Constitutional Rights. A Houston psychiatrist has chosen to be jailed for contempt of court, rather than be coerced to give courtroom testimony as an expert witness, without compensation. Dr. Gary J. Byrd rested his case on the 13th and 14th Amendments, arguing that providing such testimony would be involuntary servitude, and that the court would be depriving him of property (his report) without due process of law. Byrd pointed out that the Family Code provides for payment of up to $500 for expert testimony in cases like the one in which his testimony was sought. His stand, he told the press, was one of principle. "My constitutional rights are more important to me at this point than the contempt citation," he added. (Source: "Psychiatrist Sent to Jail," Houston Chronicle, Aug. 26, 1974.)

Deregulation. Yet another voice has been added to the chorus calling for a National Commission on Regulatory Reform. Z. David Bonner, president of Gulf Oil-U.S., has urged the business community to support creation of such a commission, which would investigate the ICC, FTC, FPC, FCC, CAB, Federal Maritime Commission, and Consumer Product Safety Commission.
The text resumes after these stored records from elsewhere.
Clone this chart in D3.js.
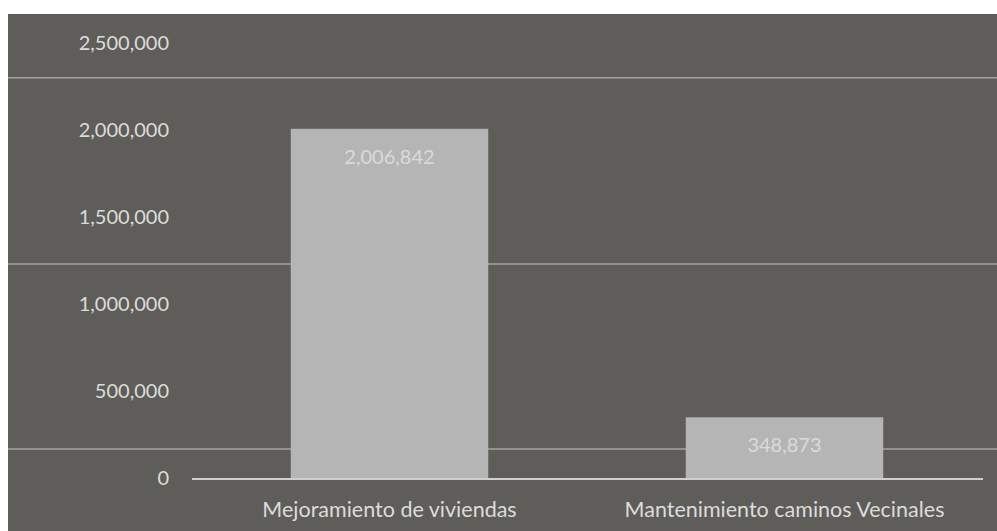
<!DOCTYPE html>
<html>
<head>
<meta charset="utf-8">
<script src="https://cdn.jsdelivr.net/npm/d3@7"></script>
<style>
  body { margin: 0; background: #ffffff; }
  svg { display: block; }
  text { font-family: Lato, "Open Sans", sans-serif; }
</style>
</head>
<body>
<script>
// data
var categories = ['Mejoramiento de viviendas', 'Mantenimiento caminos Vecinales'];
var values = [2006842, 348873];
var tickValues = [0, 500000, 1000000, 1500000, 2000000, 2500000];
// light horizontal lines crossing the scan (not on the tick values)
var gridValues = [2300000, 1230000, 166000];

var width = 997,
    height = 531;

var svg = d3.select('body')
  .append('svg')
  .attr('width', width)
  .attr('height', height);

// chart area background
svg.append('rect')
  .attr('x', 8)
  .attr('y', 14)
  .attr('width', width - 8)
  .attr('height', height - 14)
  .attr('fill', '#5f5d5a');

var y = d3.scaleLinear()
  .domain([0, 2500000])
  .range([478, 43]);

var x = d3.scaleBand()
  .domain(categories)
  .range([192, 982])
  .padding(0);

var fmt = d3.format(',');

// grid lines
svg.selectAll('.grid')
  .data(gridValues)
  .enter().append('line')
  .attr('class', 'grid')
  .attr('x1', 8)
  .attr('x2', width)
  .attr('y1', function(d) { return y(d); })
  .attr('y2', function(d) { return y(d); })
  .attr('stroke', '#a3a49f')
  .attr('stroke-width', 1.5);

// y axis labels
var yAxis = d3.axisLeft(y)
  .tickValues(tickValues)
  .tickFormat(fmt)
  .tickSize(0)
  .tickPadding(0);

var gy = svg.append('g')
  .attr('transform', 'translate(169,0)')
  .call(yAxis);
gy.select('.domain').remove();
gy.selectAll('text')
  .attr('fill', '#dcdcda')
  .style('font-size', '20px')
  .style('font-family', 'Lato, sans-serif');

// bars
svg.selectAll('.bar')
  .data(values)
  .enter().append('rect')
  .attr('class', 'bar')
  .attr('x', function(d, i) { return x(categories[i]) + x.bandwidth() * 0.25; })
  .attr('width', x.bandwidth() * 0.5)
  .attr('y', function(d) { return y(d); })
  .attr('height', function(d) { return y(0) - y(d); })
  .attr('fill', '#b4b5b4');

// value labels
svg.selectAll('.vlabel')
  .data(values)
  .enter().append('text')
  .attr('class', 'vlabel')
  .attr('x', function(d, i) { return x(categories[i]) + x.bandwidth() / 2; })
  .attr('y', function(d) { return y(d) + 35; })
  .attr('text-anchor', 'middle')
  .attr('fill', '#d9dcdd')
  .style('font-size', '20px')
  .text(function(d) { return fmt(d); });

// baseline
svg.append('line')
  .attr('x1', 192)
  .attr('x2', 983)
  .attr('y1', y(0) + 1)
  .attr('y2', y(0) + 1)
  .attr('stroke', '#cfcfcc')
  .attr('stroke-width', 2);

// x axis labels
var xAxis = d3.axisBottom(x)
  .tickSize(0)
  .tickPadding(0);

var gx = svg.append('g')
  .attr('transform', 'translate(0,' + (y(0) + 20) + ')')
  .call(xAxis);
gx.select('.domain').remove();
gx.selectAll('text')
  .attr('dy', '0.9em')
  .attr('fill', '#dcdcda')
  .style('font-size', '21.5px')
  .style('font-family', 'Lato, sans-serif');
</script>
</body>
</html>
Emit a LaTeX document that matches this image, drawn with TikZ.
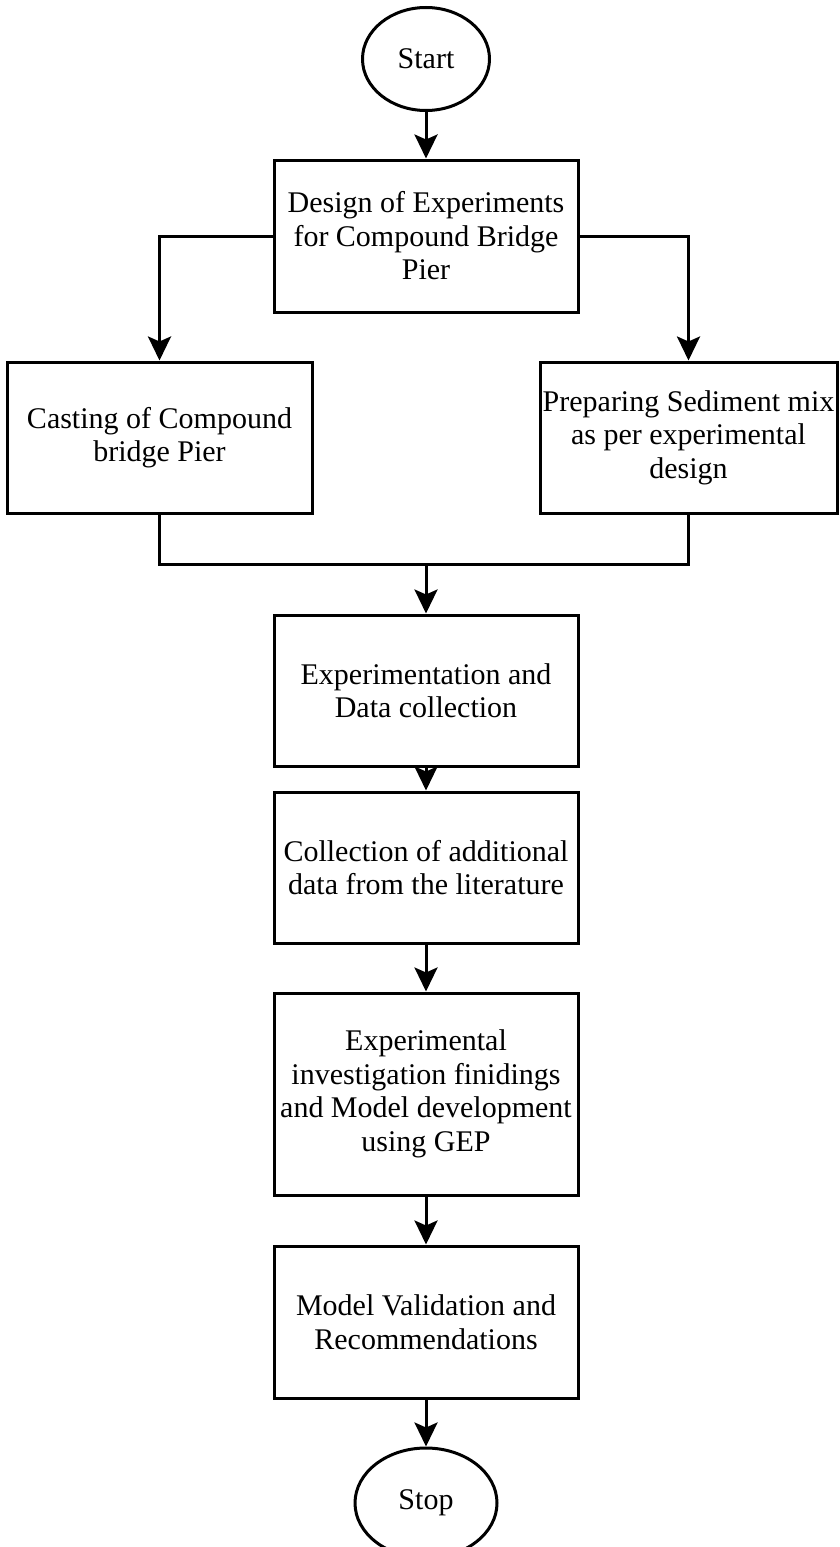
\documentclass[tikz,border=0pt]{standalone}
\usepackage{fontspec}
\setmainfont{Liberation Serif}
\usetikzlibrary{arrows.meta,shapes.geometric}
\begin{document}
\begin{tikzpicture}[x=1pt,y=-1pt,
  every node/.style={font=\fontsize{30}{33.5}\selectfont, align=center, inner sep=0pt},
  procbox/.style={draw, line width=3pt, rectangle, minimum width=304pt},
  term/.style={draw, line width=3pt, ellipse, minimum width=127pt, minimum height=103pt},
  conn/.style={line width=3pt},
  arr/.style={conn, -{Stealth[width=23pt,length=24pt,inset=5pt]}}]
\useasboundingbox (0,0) rectangle (840,1547);
\fill[white] (0,0) rectangle (840,1547);
\node[term] (start) at (426,59) {Start};
\node[procbox, minimum height=152pt] (b1) at (426,236) {Design of Experiments\\for Compound Bridge\\Pier};
\node[procbox, minimum width=305pt, minimum height=151pt] (b2) at (159.5,437.5) {Casting of Compound\\bridge Pier};
\node[procbox, minimum width=297pt, minimum height=151pt] (b3) at (688.5,437.5) {Preparing Sediment mix\\as per experimental\\design};
\coordinate (join) at (426,564);
\node[procbox, minimum height=151pt] (b4) at (426,690.5) {Experimentation and\\Data collection};
\node[procbox, minimum height=151pt] (b5) at (426,867.5) {Collection of additional\\data from the literature};
\node[procbox, minimum height=202pt] (b6) at (426,1094) {Experimental\\investigation finidings\\and Model development\\using GEP};
\node[procbox, minimum height=152pt] (b7) at (426,1322) {Model Validation and\\Recommendations};
\node[term, minimum width=142pt, minimum height=110pt] (stop) at (426,1503) {Stop};
\draw[arr] (start) -- (b1);
\draw[arr] (b1.west) -| (b2.north);
\draw[arr] (b1.east) -| (b3.north);
\draw[conn] (b2.south) |- (join) -| (b3.south);
\draw[arr] (join) -- (b4.north);
\draw[arr] (b4) -- (b5);
\draw[arr] (b5) -- (b6);
\draw[arr] (b6) -- (b7);
\draw[arr] (b7) -- (stop);
\end{tikzpicture}
\end{document}
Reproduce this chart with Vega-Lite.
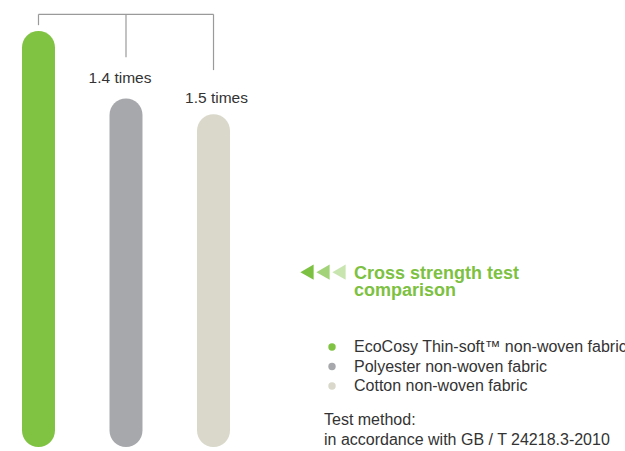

In a speech to Town Hall in Los Angeles, Bonner enumerated many of the harms caused by the regulatory agencies, including the natural gas shortage, waste of fuel in inefficient shipping, added costs of recent-model cars, and the decline of the coal industry. (Source: "Gulf Official Calls for End to U.S. Interference in Business," Los Angeles Times, Nov. 20, 1974.)